The East Parade firm recently took the top prize at the prestigious Big Chip Digital Industries Awards with Hockey Nations, the first full six on six Ice Hockey game to be developed for the iPhone and iPod touch, and had another of its games, Dead Runner, short-listed for the same award.

Distinctive’s success is a vindication of its decision 10 years ago to get out of the games console market and target what was then the embryonic market for games played on mobile ‘phones.

Thanks to that shift, Distinctive transformed itself from being a small fish in the big bucks console games pool into one of the big fish in the mobile market.

“There is a lot of competition, but not many companies our size,” says managing director Nigel Little, who founded the business with technical director Keith Birkett.

“There is a huge number of tiny, tiny studios, with one or two people creating games for Smartphones and there are huge corporations, but not many of our size, so we use our expertise and size to our advantage and develop games that others cannot.”

Distinctive employs 25 people at its city centre offices – programmers, graphic artists, project managers and quality assurance testers in the main – and two more in San Diego, looking after the American market.

About half of its business is developing mobile games for big name publishers like Electronic Arts and Sega and top franchises like Tomb Raider, FIFA football, Sonic the Hedgehog, Metal Gear Solid and Guitar Hero.

The rest comes from developing its own games. The company numbers soccer, rugby, cricket, pool and horse racing, along with ice hockey among the sports it has brought to the mobile market, in addition to adventure and platform games.

“We do sports games because we like them and we know they are going to sell, but there is a lot of creativity in the office and we like to have an outlet for that, so we also put some of our development budget into creating something unique like Dead Runner,” says Nigel.

“It’s more speculative, but it’s a really nice game and it’s sold pretty well.”

The high overheads carried by console games developers, combined with the low price consumers are willing to pay for mobile games, and the fact that they appeal to a different audience to hard core console fans, tends to keep the big firms out of the market.
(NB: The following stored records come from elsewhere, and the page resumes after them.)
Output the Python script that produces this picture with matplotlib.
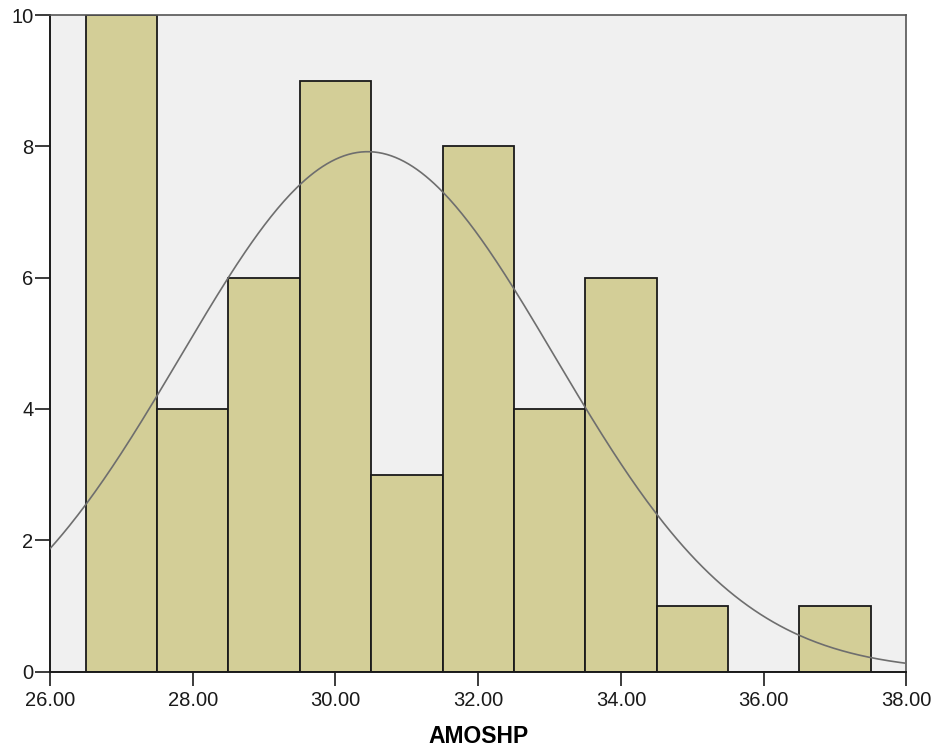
import numpy as np
import matplotlib
matplotlib.use("Agg")
import matplotlib.pyplot as plt

# Data
bin_edges = [26.5, 27.5, 28.5, 29.5, 30.5, 31.5, 32.5, 33.5, 34.5, 35.5, 36.5, 37.5]
counts = [10, 4, 6, 9, 3, 8, 4, 6, 1, 0, 1]
mean_val = 30.45
sd_val = 2.62
x_ticks = [26, 28, 30, 32, 34, 36, 38]
x_tick_labels = ["26.00", "28.00", "30.00", "32.00", "34.00", "36.00", "38.00"]
y_ticks = [0, 2, 4, 6, 8, 10]
x_label = "AMOSHP"

plt.rcParams['font.family'] = ['Liberation Sans', 'DejaVu Sans']

fig = plt.figure(figsize=(9.38, 7.54), dpi=100)
ax = fig.add_axes([0.0533, 0.1094, 0.9131, 0.8707])
ax.set_facecolor('#F0F0F0')

lefts = bin_edges[:-1]
widths = np.diff(bin_edges)
ax.bar(lefts, counts, width=widths, align='edge', color='#D3CE97',
       edgecolor='#1a1a1a', linewidth=1.3, zorder=2)

n = sum(counts)
bw = widths[0]
xs = np.linspace(26, 38, 400)
ys = n * bw / (sd_val * np.sqrt(2 * np.pi)) * np.exp(-0.5 * ((xs - mean_val) / sd_val) ** 2)
ax.plot(xs, ys, color='#6e6e6e', linewidth=1.2, zorder=3)

ax.set_xlim(26, 38)
ax.set_ylim(0, 10)
ax.set_xticks(x_ticks)
ax.set_xticklabels(x_tick_labels)
ax.set_yticks(y_ticks)
ax.tick_params(axis='x', direction='out', length=10, width=1.2, pad=4, labelsize=14.5, colors='#1a1a1a')
ax.tick_params(axis='y', direction='out', length=11, width=1.2, pad=1, labelsize=14.5, colors='#1a1a1a')
for s in ['left', 'bottom']:
    ax.spines[s].set_linewidth(1.4)
    ax.spines[s].set_color('#1a1a1a')
for s in ['top', 'right']:
    ax.spines[s].set_linewidth(1.2)
    ax.spines[s].set_color('#555555')
ax.set_xlabel(x_label, fontsize=16.5, fontweight='bold', labelpad=11)

fig.savefig('out.png', dpi=100)
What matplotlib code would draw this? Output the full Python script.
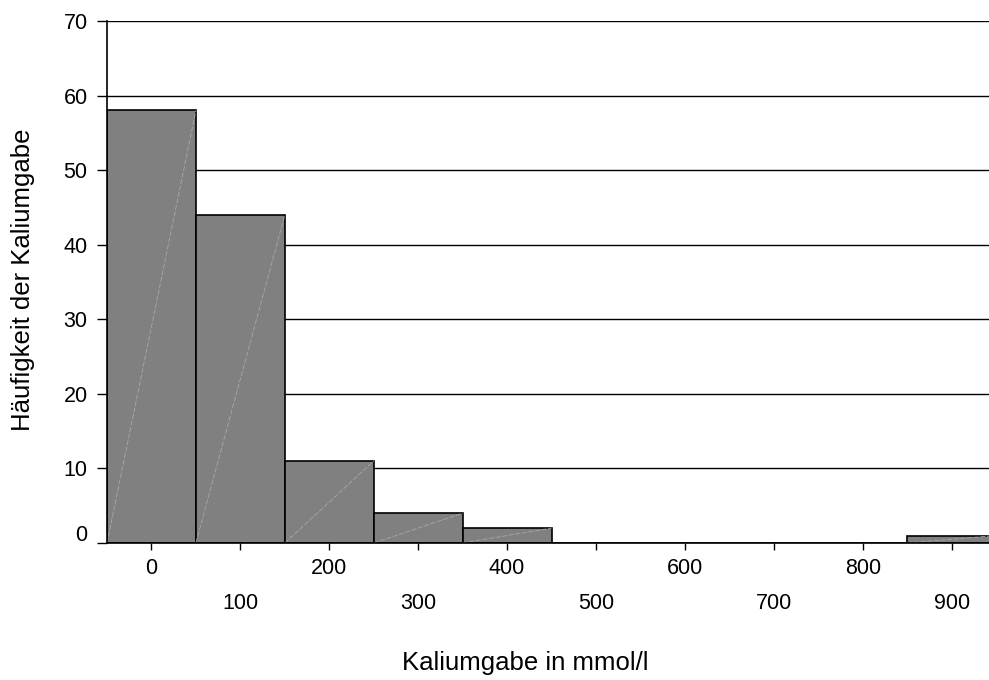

“If you look at the Top 10 iPhone games, all of them are 59p, compared with £40 to £50 for a console game,” says Nigel.

“The problem with the Smartphone platform – and the opportunity – is that it is very open, so anyone can produce a game, put it out there and sell it. There is a lot of downward pressure because there is an oversupply of games.

“It’s also more of a casual audience. Someone playing a console game will sit down and spend anything from half an hour to two hours or more playing. On a phone, they are playing for 10 minutes - snacking on games, rather than eating a main course - and you have to design a game around that.”